Enterprise software company IFS is moving closer toward a highly anticipated public listing, with executives confirming that preparations for an eventual IPO are actively underway as the company seeks to capitalise on growing global demand for industrial artificial intelligence and cloud-based enterprise solutions
The Sweden-founded software group, which specialises in enterprise resource planning (ERP), field service management and industrial asset management systems, is reportedly targeting a listing within the next two years. The company is currently valued at approximately €15 billion and is considered one of Europe’s most significant privately held software businesses.
IPO Considered “An Inevitability”
IFS Chief Executive Mark Moffat recently described a public listing as “an inevitability,” while confirming that the company is evaluating several possible listing venues, including London, New York and major European exchanges. The company had initially considered an earlier flotation, but market volatility linked to geopolitical tensions and broader technology-sector weakness has caused management to adopt a more cautious timeline.
“If we keep scaling properly and building out our capabilities, we’ll be ready to capitalise on opportunities when market conditions improve,” Moffat stated in recent comments discussing the company’s IPO ambitions.
Industrial AI Driving Growth
Unlike many software groups focused on consumer-facing generative AI products, IFS has positioned itself heavily around industrial applications of artificial intelligence. The company’s software is widely used across sectors including aerospace, energy, defence, manufacturing and telecommunications, helping businesses optimise maintenance schedules, supply chains, field service operations and predictive asset management.
IFS executives believe this industrial focus may help the company avoid some of the investor concerns currently weighing on broader software valuations. Global technology stocks have experienced increased volatility throughout 2026 amid growing questions surrounding AI monetisation, competition and long-term profitability across the software sector.
Strong Financial Momentum
The company has continued posting strong growth figures heading into its expected listing window. Annual recurring revenue reportedly rose 25% year-on-year during the first quarter of 2026, reaching approximately €1.7 billion. EBITDA margins have also remained strong at around 34%, reflecting the company’s expanding subscription-based revenue model and operational efficiency.

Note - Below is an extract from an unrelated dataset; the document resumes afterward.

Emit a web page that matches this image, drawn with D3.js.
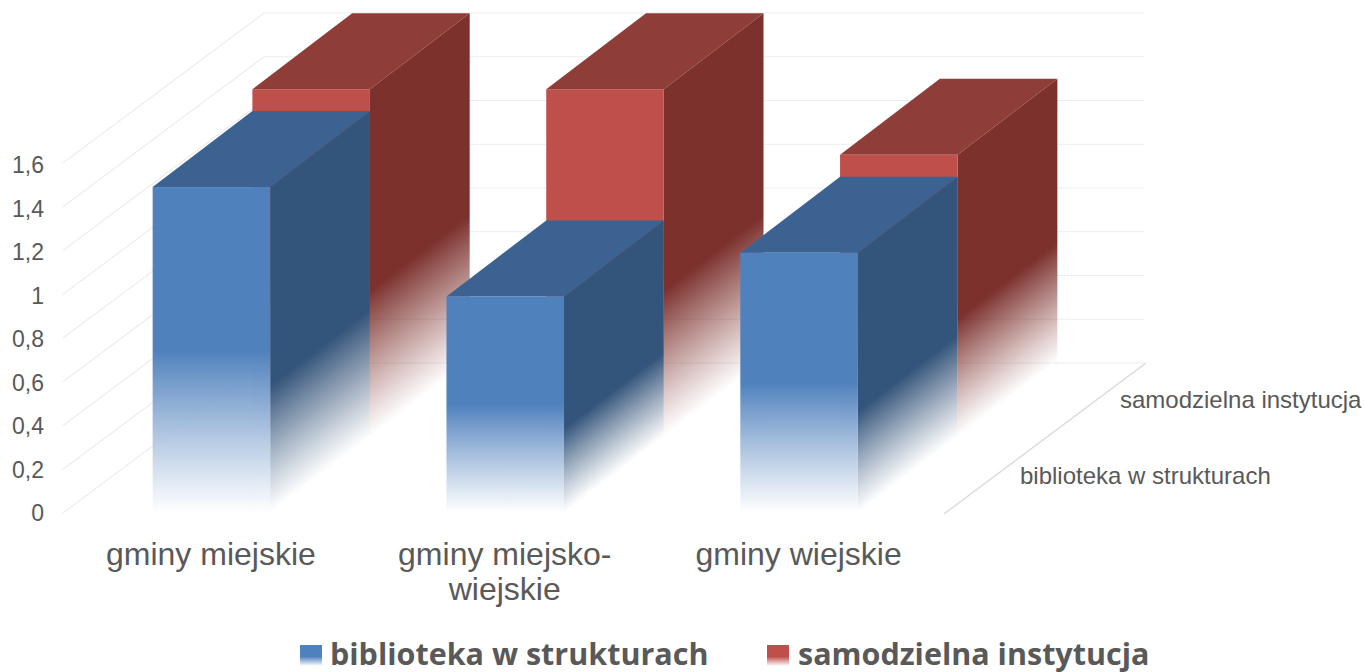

Industry analysts view these figures as critical in supporting a future premium valuation, particularly as investors increasingly favour software businesses with strong recurring revenues and defensible enterprise market positions.
Private Equity Backing
IFS was taken private in 2015 by investment firm EQT and has since undergone significant international expansion. The shareholder group now includes several major institutional investors, including the Abu Dhabi Investment Authority (ADIA), TA Associates, the Canada Pension Plan Investment Board and Generation Investment Management.
The involvement of large institutional investors has fuelled expectations that the eventual listing could become one of Europe’s largest software IPOs in recent years, depending on market conditions at the time of flotation.
London Competing for the Listing
The prospect of IFS choosing London for its IPO would be viewed as a major boost for UK capital markets, which have faced mounting criticism over their declining ability to attract large technology listings. Several high-profile companies have either delayed IPOs or opted for New York listings in search of deeper liquidity and higher valuations.
Despite those concerns, Moffat suggested London remains under serious consideration, citing the city’s international investor base and the UK government’s ongoing efforts to revitalise public markets.
“When the time comes, we will consider all options very seriously,” he stated.
Market Conditions Remain Key
Although IFS appears financially well-positioned for a listing, the final timing will likely depend heavily on broader equity market conditions. Rising geopolitical tensions, persistent inflation concerns and continued uncertainty surrounding AI-related software valuations have all contributed to a more cautious IPO environment during 2026.
For now, investors and analysts are closely watching whether IFS can continue delivering strong growth while distinguishing itself from other software firms facing mounting pressure from the rapidly evolving artificial intelligence landscape.